Steve Martin once said, “An apology? Bah! Disgusting! Cowardly! Beneath the dignity of any gentleman, however wrong he might be.”
Well we’re sorry but it appears gentlemen do apologize. A new study shows that men are as likely to apologize as women, they’re just less likely to believe a particular incident is apology-worthy.
“Men apologize less frequently than women because they have a higher threshold for what constitutes offensive behavior,” said researchers Karina Schumann and Michael Ross in Psychological Science. In essence, men will apologize willingly if they think they’ve done something worth apologizing for—they’re just less likely to believe their offensive behavior warrants an apology.

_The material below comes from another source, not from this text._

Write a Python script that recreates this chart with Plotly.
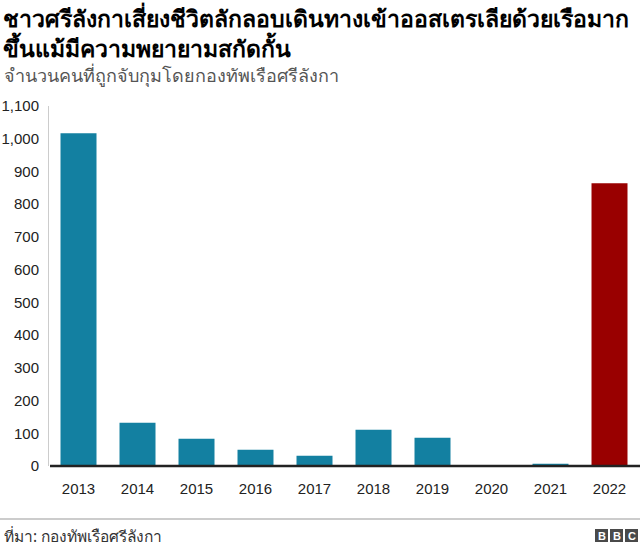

The study asked participants to describe three instances that day in which they’d “apologized to someone or did something to someone else that might have deserved an apology.” Participants were also asked to describe three incidents in which “someone else apologized to you, or did something to you that might have deserved an apology.”
Results showed that while women had a higher frequency of saying sorry, if the threshold of perceived offense was taken into account, both genders were pretty much equal. Both men and women apologized for about 81% of their transgressions.
Researchers explained the initial frequency difference by saying that women “are more focused on the experiences of other people and on maintaining harmony in their relationships,” or that “men have a higher threshold for both physical and social pain.”
I’m not sure how much I buy that, necessarily, but I do agree with their conclusion that the disconnect produces “unfortunate consequences for mixed-gender interactions.” In situations where women consider men insensitive (and men consider women overly sensitive) researchers suggest that both genders take a step back and compare perceptions of the situation in question.
Terribly sorry, Mr. Martin, but it seems apologizing is something manly after all.
did these studies take into account the investment of the apologizer’s offense the effect on the wronged party? I’d say men do it less because they don’t have to, and women are socialized to be conscientious and that might account for the gap in perception.
I m So sorry.. darling…..I Luv U..
… “men have a higher threshold for both physical and social pain.”
Admittedly, I giggled.
Somewhere between the doormat world of “I’m so sorry you stepped on my foot” and the Who cares? world of “Go screw yourself,” is the civilized world of “I’m sorry,” and, better yet: “Forgive me.” One reason for men to try apologizing is that most women find it hard to resist a man who’s willing to admit he might have been wrong.
Love means never having to say you’re sorry.
Sometimes love means having to get down on your knees and beg for forgiveness.